Late yesterday afternoon, I had a chance to talk with two executives from Oclaro -- CFO Jerry Turin and Executive VP Sales/Marcom Scott Parker -- about the company's acquisition of Mintera (see "Oclaro acquires Mintera with 40, 100 Gbps in mind"). Here are some highlights:
- The acqusition's boost to Oclaro's 100G efforts was at least as important, and perhaps more important, than its effect on the company's 40G portfolio, Turin said. It probably will have more of an impact when the 100G market reaches the module stage, however.

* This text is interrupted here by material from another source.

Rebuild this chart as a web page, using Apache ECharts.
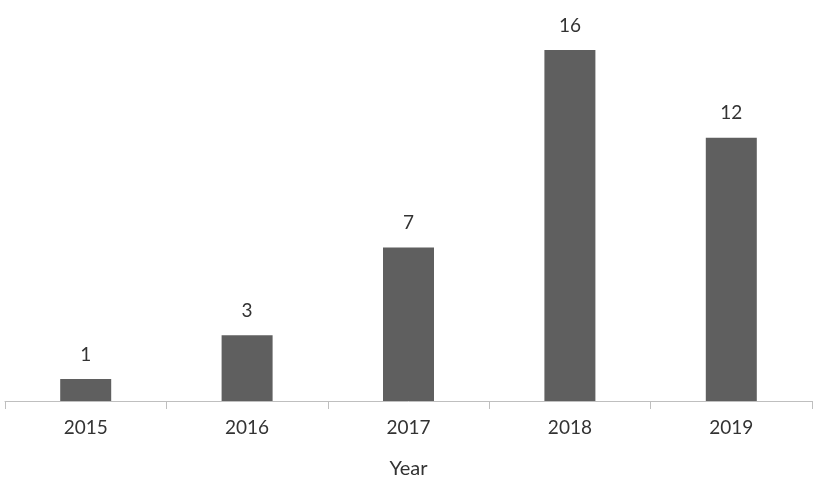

The execs repeated Oclaro President and CEO Alain Couder's assertion that the initial play in the 100G space is at the component level (see "Oclaro: ClariPhy deal boosts 100G component and module play").
- Parker conceded that the 40G space has been soft for a few quarters, after a certain "major deployer" (that would be AT&T) slowed its rollouts. However, he said that demand for 40G has started to pick up again, particularly for DQPSK technology.
- Parker foresees DQPSK ruling metro applications and DPSK and coherent 40G duking it out in long-haul applications. Of the three modulation formats, the market opportunity for 40G coherent technology will be most affected by the advent of 100G coherent. Both gentlemen foresee a healthy market for 40G in general over the next two years at least (after which 100G is expected to begin rolling out in earnest). Support for these deployments should make 40G a continuing source of revenue after cost-effective 100G arrives as well.
- Terry Unter's tenure with Oclaro -- beyond leading the new 40G/100G modules and subsystems division "for a transitional period" -- remains up in the air because it was decided not to hold up the acquisition until that could be defined, the executives said. There isn't a clock on the transitional period, they added.